For an almost-complex manifold $M$ with almost-complex structure $J$, we say that a metric $h:T_p(M;{\mathbb R}) \times T_p(M;{\mathbb R}) \to {\mathbb R}$ is Hermitian if it holds that $$ h(J(v),J(w)) = h(v,w), $$ for all $v,w \in T_p(M;{\mathbb R})$, and for all $p \in M$.
Let us denote the complexification of $T_p(M;{\mathbb R})$ by $T_p(M;{\mathbb C})$, i.e.
$$
T_p(M;{\mathbb C)} := T_p(M;{\mathbb R}) \otimes {\mathbb C}.
$$
As is easy to see, since $J^2 = -$id, we get a decomposition of $T_p(M;{\mathbb C)}$ into $\pm i$ eigenspaces of the complex linear extension of $J$ to $T_p(M;{\mathbb C)}$. We denote these spaces by $T_p(M;{\mathbb C)}^{(1,0))}$, and $T_p(M;{\mathbb C)}^{(0,1))}$ respectively. Assuming that $g$ is Hermitian easily implies that $T_p(M;{\mathbb C)}^{(1,0)}$, and $T_p(M;{\mathbb C)}^{(0,1))}$ are orthogonal with respect to $g$. But is this an equivalent definition, i.e. is $g$ Hermitian if and only if the $(1,0)$ and $(0,1)$ vector fields are orthogonal?

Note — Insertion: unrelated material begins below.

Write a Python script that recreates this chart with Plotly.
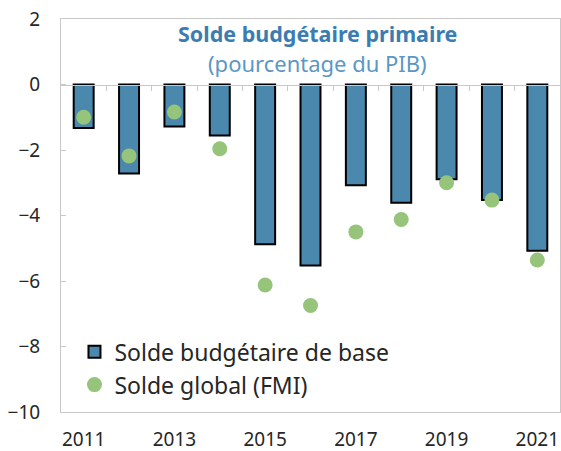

Let $V=T_pM$, $V_{\mathbb C}=V\otimes\mathbb C$. Then $J$ extends, complex linearly, uniquely, to $V_{\mathbb C}$, with the $\pm i$ eigen-space decomposition $V_{\mathbb C}=V^{1,0}\oplus V^{0,1}.$ Likewise $V^*_{\mathbb C}=(V^*)^{1,0}\oplus (V^*)^{0,1}.$ A scalar product on $V$ is a symmetric tensor $g\in S^2(V^*)$, and can also be extended complex linearly (uniquely) to $g_{\mathbb C} \in S^2(V^*_{\mathbb C})=S^2((V^*)^{1,0})\oplus S^2((V^*)^{0,1})\oplus (V^*)^{1,0}\otimes (V^*)^{0,1}$. So $g_{\mathbb C}$ decomposes accordingly as $g= g^{2,0}+g^{0,2}+g^{1,1},$ where $g^{0,2}=\overline{g^{2,0}}$ and $\overline{g^{1,1}}=g^{1,1}$.

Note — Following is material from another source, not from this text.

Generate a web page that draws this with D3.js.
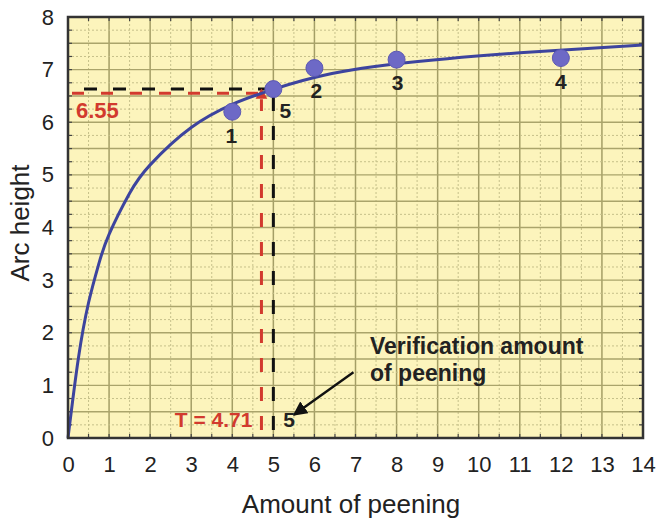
<!DOCTYPE html>
<html><head><meta charset="utf-8">
<script src="https://cdn.jsdelivr.net/npm/d3@7"></script>
<style>body{margin:0;background:#fff}svg{display:block}text{font-family:"Liberation Sans",Arial,sans-serif}</style>
</head><body><svg id="c" width="659" height="521"></svg>
<script>
// ---- data ----
const xTicks = d3.range(0, 15, 1);
const yTicks = d3.range(0, 9, 1);
const curveX = [0, 0.25, 0.5, 0.75, 1, 1.5, 2, 3, 4, 4.71, 6, 8, 11, 14];
const curveY = [0, 1.5, 2.57, 3.31, 3.87, 4.65, 5.19, 5.9, 6.34, 6.55, 6.85, 7.11, 7.32, 7.47];
const pointLabels = ["1", "5", "2", "3", "4"];
const pointX = [4, 5, 6, 8, 12];
const pointY = [6.2, 6.63, 7.03, 7.19, 7.22];
const tValue = 4.71, hValue = 6.55;
const verifyX = 5;

const svg = d3.select("#c");
const x = d3.scaleLinear().domain([0, 14]).range([68, 643]);
const y = d3.scaleLinear().domain([0, 8]).range([438, 17]);

// background
svg.append("rect").attr("x", x(0)).attr("y", y(8)).attr("width", x(14) - x(0)).attr("height", y(0) - y(8)).attr("fill", "#fcf4bc");

// grid
const g = svg.append("g");
d3.range(0.5, 14, 0.5).forEach(v => {
  const major = Number.isInteger(v);
  g.append("line").attr("x1", x(v)).attr("x2", x(v)).attr("y1", y(0)).attr("y2", y(8))
    .attr("stroke", major ? "#a49e66" : "#c6c08a").attr("stroke-width", major ? 1.5 : 1)
    .attr("stroke-dasharray", major ? null : "2,2");
});
d3.range(0.25, 8, 0.25).forEach(v => {
  const major = Math.abs(v * 2 - Math.round(v * 2)) < 1e-9;
  g.append("line").attr("x1", x(0)).attr("x2", x(14)).attr("y1", y(v)).attr("y2", y(v))
    .attr("stroke", major ? "#aaa46b" : "#c6c08a").attr("stroke-width", major ? 1.4 : 1)
    .attr("stroke-dasharray", major ? null : "2,2");
});
// inner minor ticks
d3.range(0.25, 8, 0.25).forEach(v => {
  g.append("line").attr("x1", x(0)).attr("x2", x(0) + 4).attr("y1", y(v)).attr("y2", y(v)).attr("stroke", "#444").attr("stroke-width", 1.2);
  g.append("line").attr("x1", x(14)).attr("x2", x(14) - 4).attr("y1", y(v)).attr("y2", y(v)).attr("stroke", "#444").attr("stroke-width", 1.2);
});
d3.range(0.5, 14, 0.5).forEach(v => {
  g.append("line").attr("x1", x(v)).attr("x2", x(v)).attr("y1", y(0)).attr("y2", y(0) - 4).attr("stroke", "#444").attr("stroke-width", 1.2);
  g.append("line").attr("x1", x(v)).attr("x2", x(v)).attr("y1", y(8)).attr("y2", y(8) + 4).attr("stroke", "#444").attr("stroke-width", 1.2);
});

// axes labels
const xAxis = d3.axisBottom(x).tickValues(xTicks).tickSize(0).tickPadding(18).tickFormat(d3.format("d"));
const xa = svg.append("g").attr("transform", `translate(0,${y(0)})`).call(xAxis);
xa.select(".domain").remove();
xa.selectAll("text").attr("font-size", 22).attr("fill", "#222").attr("font-family", "Liberation Sans, Arial, sans-serif");
const yAxis = d3.axisLeft(y).tickValues(yTicks).tickSize(0).tickPadding(14).tickFormat(d3.format("d"));
const ya = svg.append("g").attr("transform", `translate(${x(0)},0)`).call(yAxis);
ya.select(".domain").remove();
ya.selectAll("text").attr("font-size", 22).attr("fill", "#222").attr("font-family", "Liberation Sans, Arial, sans-serif");

svg.append("text").attr("x", 351).attr("y", 513).attr("text-anchor", "middle").attr("font-size", 26).attr("fill", "#222").text("Amount of peening");
svg.append("text").attr("transform", "translate(29,223) rotate(-90)").attr("text-anchor", "middle").attr("font-size", 26).attr("fill", "#222").text("Arc height");

// dashed guide lines
const red = "#d23a2e";
svg.append("line").attr("x1", x(0) + 4).attr("x2", x(tValue)).attr("y1", y(hValue)).attr("y2", y(hValue))
  .attr("stroke", red).attr("stroke-width", 3).attr("stroke-dasharray", "12,17");
svg.append("line").attr("x1", x(0) + 16).attr("x2", x(verifyX)).attr("y1", y(pointY[1])).attr("y2", y(pointY[1]))
  .attr("stroke", "#111").attr("stroke-width", 3).attr("stroke-dasharray", "13,16");
svg.append("line").attr("x1", x(tValue)).attr("x2", x(tValue)).attr("y1", y(0) - 8).attr("y2", y(hValue) + 6)
  .attr("stroke", red).attr("stroke-width", 3).attr("stroke-dasharray", "14,15");
svg.append("line").attr("x1", x(verifyX)).attr("x2", x(verifyX)).attr("y1", y(0) - 8).attr("y2", y(pointY[1]) + 6)
  .attr("stroke", "#111").attr("stroke-width", 3).attr("stroke-dasharray", "14,15");
// red marker at intersection
svg.append("path").attr("d", d3.symbol(d3.symbolTriangle, 60)()).attr("transform", `translate(${x(tValue)},${y(hValue) + 2})`).attr("fill", red);

// curve
const line = d3.line().x((d, i) => x(curveX[i])).y(d => y(d)).curve(d3.curveNatural);
svg.append("path").datum(curveY).attr("d", line).attr("fill", "none").attr("stroke", "#3d449e").attr("stroke-width", 3);

// frame
svg.append("rect").attr("x", x(0)).attr("y", y(8)).attr("width", x(14) - x(0)).attr("height", y(0) - y(8)).attr("fill", "none").attr("stroke", "#333").attr("stroke-width", 2.5);

// points
pointX.forEach((px, i) => {
  svg.append("circle").attr("cx", x(px)).attr("cy", y(pointY[i])).attr("r", 8.5).attr("fill", "#6d69c6").attr("stroke", "#5c58b3").attr("stroke-width", 1);
});
const labOff = [[-1, 31], [12, 29], [2, 30], [1, 30], [0, 31]];
pointX.forEach((px, i) => {
  svg.append("text").attr("x", x(px) + labOff[i][0]).attr("y", y(pointY[i]) + labOff[i][1]).attr("text-anchor", "middle")
    .attr("font-size", 21).attr("font-weight", "bold").attr("fill", "#222").text(pointLabels[i]);
});

// annotations
svg.append("text").attr("x", x(0) + 8).attr("y", y(hValue) + 25).attr("font-size", 22).attr("font-weight", "bold").attr("fill", red).text("6.55");
svg.append("text").attr("x", x(tValue) - 9).attr("y", y(0) - 11).attr("text-anchor", "end").attr("font-size", 21).attr("font-weight", "bold").attr("fill", red).text("T = 4.71");
svg.append("text").attr("x", x(verifyX) + 10).attr("y", y(0) - 11).attr("font-size", 21).attr("font-weight", "bold").attr("fill", "#222").text("5");
svg.append("text").attr("x", 370).attr("y", 354).attr("font-size", 23).attr("font-weight", "bold").attr("fill", "#222").text("Verification amount");
svg.append("text").attr("x", 370).attr("y", 381).attr("font-size", 23).attr("font-weight", "bold").attr("fill", "#222").text("of peening");
svg.append("defs").append("marker").attr("id", "ah").attr("viewBox", "0 0 10 10").attr("refX", 9).attr("refY", 5)
  .attr("markerWidth", 6).attr("markerHeight", 6).attr("orient", "auto")
  .append("path").attr("d", "M0,0L10,5L0,10z").attr("fill", "#111");
svg.append("line").attr("x1", x(6.95)).attr("y1", y(1.25)).attr("x2", x(5.5)).attr("y2", y(0.44))
  .attr("stroke", "#111").attr("stroke-width", 2.4).attr("marker-end", "url(#ah)");
</script></body></html>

Now you take the condition that $J$ is $g$-orthogonal, ie $g(Jv_1, Jv_2)=g(v_1, v_2)$ for all $v_1, v_2\in V$, and seperate it into $(p,q)$ types and get that it is equivalent to $g^{0,2}=g^{2,0}=0$, i.e. $g=g^{1,1}.$
In other words, when $J$ is $g$-orthogonal $V^{1,0}$ and $V^{0,1}$ are not orthogonal with respect to $g_{\mathbb C},$ but just the opposite...

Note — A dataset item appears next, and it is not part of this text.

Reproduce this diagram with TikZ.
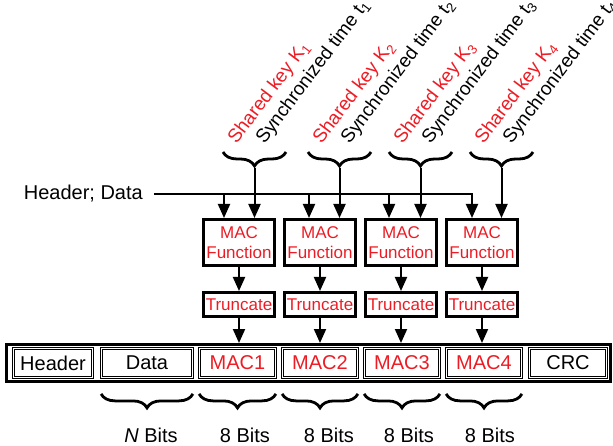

The correct condition for the $g$-orthogonality of the almost complex structure $J$, in terms of the decomposition $V_{\mathbb C}=V^{1,0}\oplus V^{0,1}$ associated with $J$, is that each summand is isotropic with respect to $g_{\mathbb C}$ (the restriction of the quadratic form to it vanishes).